The wholly-owned asset management subsidiary of RHB Investment Bank said the scheme seeks to offer long term capital appreciation by investing in the US dollar-denominated shares of Cayman Island incorporated RHB-OSK Pre-IPO & Special Situation Fund which was launched in Singapore in April this year.
Structured as a close-ended fund with a five-year term, RHB-OSK Pre-IPO & Special Situation Fund 2 will invest at least 95% of its assets in the Singapore-managed fund, deploying the rest in liquid assets.
Mike Chan, managing director and chief executive of RHB Investment Bank said the underlying fund has an investment strategy that combines growth capital or pre-IPO and special situations investment with hybrid debt or equity features.

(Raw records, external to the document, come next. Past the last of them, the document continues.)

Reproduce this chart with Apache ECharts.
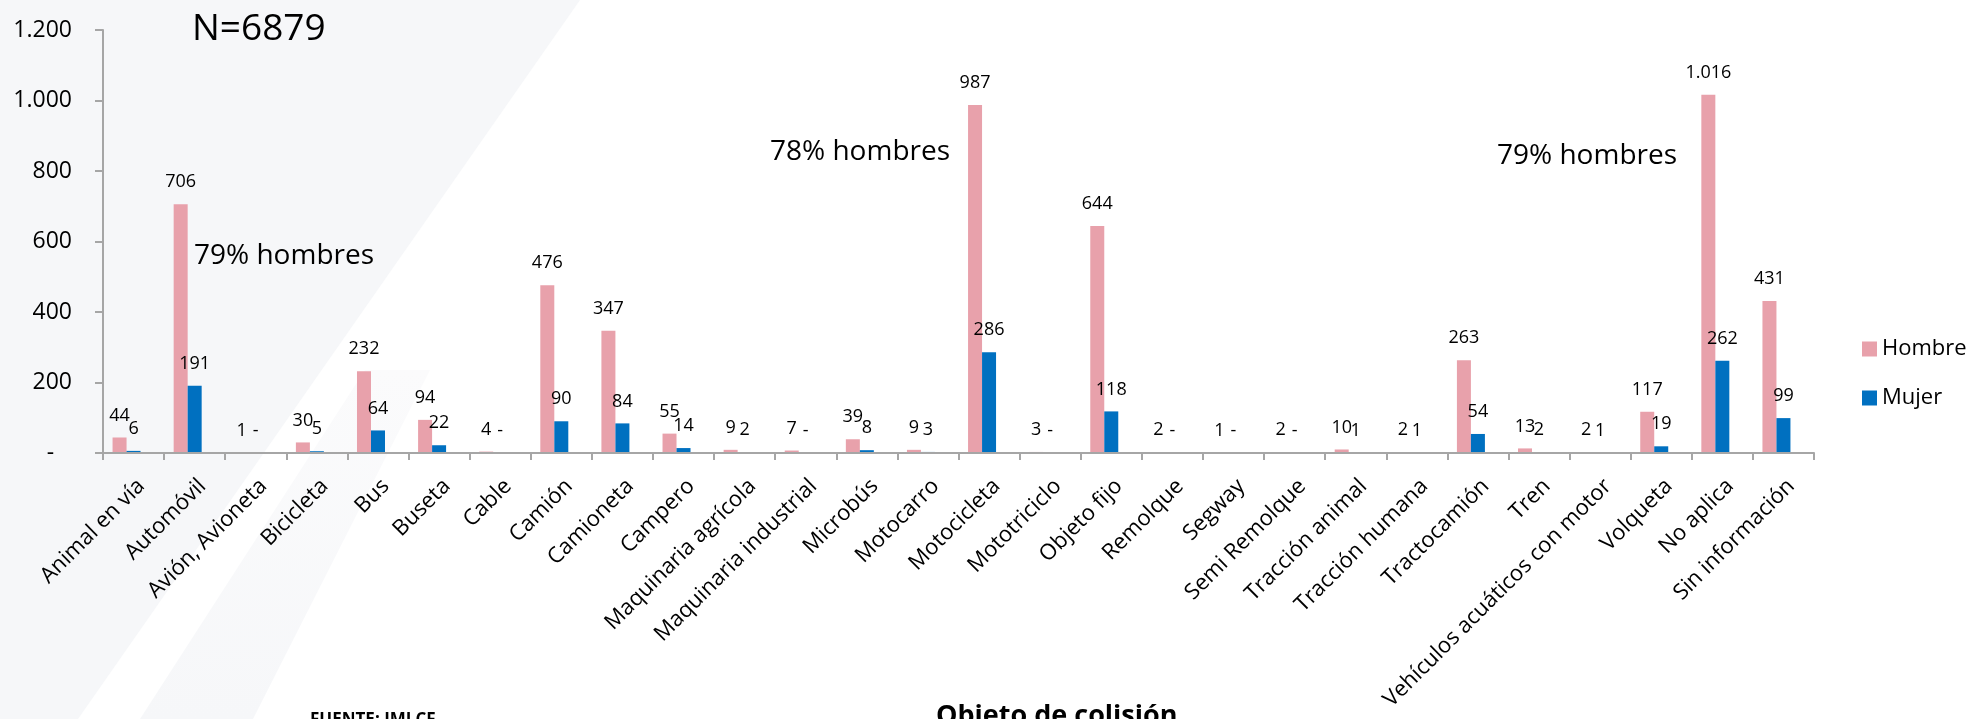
<!DOCTYPE html>
<html>
<head>
<meta charset="utf-8">
<script src="https://cdn.jsdelivr.net/npm/echarts@6/dist/echarts.min.js"></script>
<style>
html,body{margin:0;padding:0;background:#fff;}
#chart{width:1970px;height:719px;}
</style>
</head>
<body>
<div id="chart"></div>
<script>
const categories = ['Animal en vía','Automóvil','Avión, Avioneta','Bicicleta','Bus','Buseta','Cable','Camión','Camioneta','Campero','Maquinaria agrícola','Maquinaria industrial','Microbús','Motocarro','Motocicleta','Mototriciclo','Objeto fijo','Remolque','Segway','Semi Remolque','Tracción animal','Tracción humana','Tractocamión','Tren','Vehículos acuáticos con motor','Volqueta','No aplica','Sin información'];
const hombre = [44,706,1,30,232,94,4,476,347,55,9,7,39,9,987,3,644,2,1,2,10,2,263,13,2,117,1016,431];
const mujer  = [6,191,0,5,64,22,0,90,84,14,2,0,8,3,286,0,118,0,0,0,1,1,54,2,1,19,262,99];
const yMin = 0, yMax = 1200, yStep = 200;
const seriesNames = ['Hombre','Mujer'];
const colors = ['#E8A1AB','#0070C0'];
const annotations = [
  {text:'N=6879', x:192, y:11, size:37},
  {text:'79% hombres', x:194, y:242, size:28},
  {text:'78% hombres', x:770, y:138, size:28},
  {text:'79% hombres', x:1497, y:142, size:28}
];

const FONT = 'Open Sans';
function fmt(v){
  if (v === 0) return '-';
  return String(v).replace(/\B(?=(\d{3})+(?!\d))/g, '.');
}
const axisColor = '#A6A6A6';

const chart = echarts.init(document.getElementById('chart'), null, {renderer:'canvas'});

const labelCfg = {
  show:true, position:'top', distance:13, color:'#000',
  fontSize:18, fontFamily:FONT,
  formatter: p => fmt(p.value)
};

const graphics = [
  {type:'polygon', z:-100, silent:true,
   shape:{points:[[0,0],[580,0],[78,719],[0,719]]},
   style:{fill:'#F6F7F9'}},
  {type:'polygon', z:-100, silent:true,
   shape:{points:[[140,719],[253,719],[430,370],[365,370]]},
   style:{fill:{type:'linear',x:0,y:1,x2:0,y2:0,colorStops:[{offset:0,color:'#F6F7F9'},{offset:1,color:'#FBFBFC'}]}}}
];
annotations.forEach(a => graphics.push({
  type:'text', left:a.x, top:a.y, silent:true,
  style:{text:a.text, font:a.size+'px "'+FONT+'"', fill:'#000'}
}));
graphics.push({type:'text', left:310, top:712, silent:true,
  style:{text:'FUENTE: IMLCF', font:'bold 17px "'+FONT+'"', fill:'#000'}});
graphics.push({type:'text', left:936, top:703, silent:true,
  style:{text:'Objeto de colisión', font:'bold 27px "'+FONT+'"', fill:'#000'}});

const option = {
  backgroundColor:'#fff',
  animation:false,
  textStyle:{fontFamily:FONT},
  graphic: graphics,
  legend:{
    data:seriesNames, orient:'vertical', left:1857, top:333,
    itemWidth:15, itemHeight:15, itemGap:27, icon:'rect',
    textStyle:{fontSize:22, color:'#000', fontFamily:FONT}
  },
  grid:[
    {left:103, right:156, top:30, bottom:266},
    {left:96, right:163, top:30, bottom:266}
  ],
  xAxis:[
    {type:'category', gridIndex:0, data:categories, z:10,
     axisLine:{lineStyle:{color:axisColor, width:2}},
     axisTick:{show:true, length:7, lineStyle:{color:axisColor, width:2}},
     axisLabel:{interval:0, rotate:45, margin:22, fontSize:22, color:'#000', fontFamily:FONT,
       verticalAlign:'top'}},
    {type:'category', gridIndex:1, data:categories, show:false}
  ],
  yAxis:[
    {type:'value', gridIndex:0, min:yMin, max:yMax, interval:yStep, z:10,
     axisLine:{show:true, lineStyle:{color:axisColor, width:2}},
     axisTick:{show:true, length:8, lineStyle:{color:axisColor, width:2}},
     splitLine:{show:false},
     axisLabel:{margin:31, fontSize:23, color:'#000', fontFamily:FONT,
       formatter: v => v === 0 ? '-   ' : fmt(v)}},
    {type:'value', gridIndex:1, min:yMin, max:yMax, interval:yStep, show:false, splitLine:{show:false}}
  ],
  series:[
    {name:seriesNames[0], type:'bar', xAxisIndex:1, yAxisIndex:1, data:hombre, z:2,
     barWidth:14, barGap:'0%', itemStyle:{color:colors[0]}, label:labelCfg},
    {name:seriesNames[1], type:'bar', xAxisIndex:1, yAxisIndex:1, data:mujer, z:2,
     barWidth:14, barGap:'0%', itemStyle:{color:colors[1]}, label:labelCfg}
  ]
};
chart.setOption(option);
</script>
</body>
</html>
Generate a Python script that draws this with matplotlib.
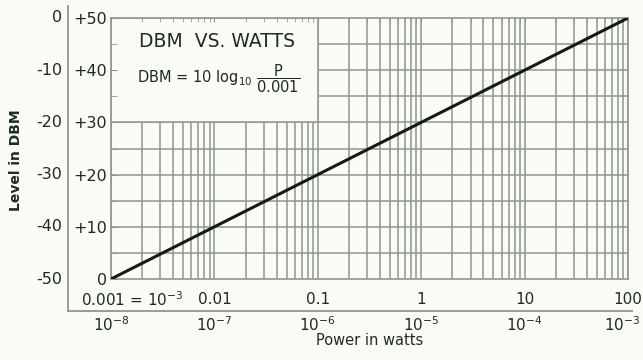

The asset manager called the fund “innovative in nature” as it is a private equity fund with a unit trust structure.
Furthermore, the fund house said it was encouraged to launch this new fund on the back of its experience with a previous similar “unitized” private equity fund RHB-OSK Pre-IPO Fund floated in 2011.
“This has resulted and influenced the launch of the new fund that creates the opportunity for investors seeking alternative investment and a different type of asset class to include in their investment portfolios,” the company said.
The investment team from RHB OSK Asset Management Singapore, which manages the 2011 launched RHB- OSK Pre-IPO Fund, will also manage the newly launched feeder fund.
According to the fund house, the fund provides alternative investment for a “much broader market” of qualified investors encompassing high net-worth individuals and corporates.
The fund was offered for subscription on 22 July to qualified investors with a minimum investment of RM50,000 ($15,686.82, £9291.8) with each unit costing RM1.00 for a period of 45 days till 4 September.
The scheme levies a subscription fee of 5% and an annual management fee of 2.5% of the net assets.
The fund house in June floated a maiden Islamic balanced fund in Hong Kong and also a global bond fund in Malaysia.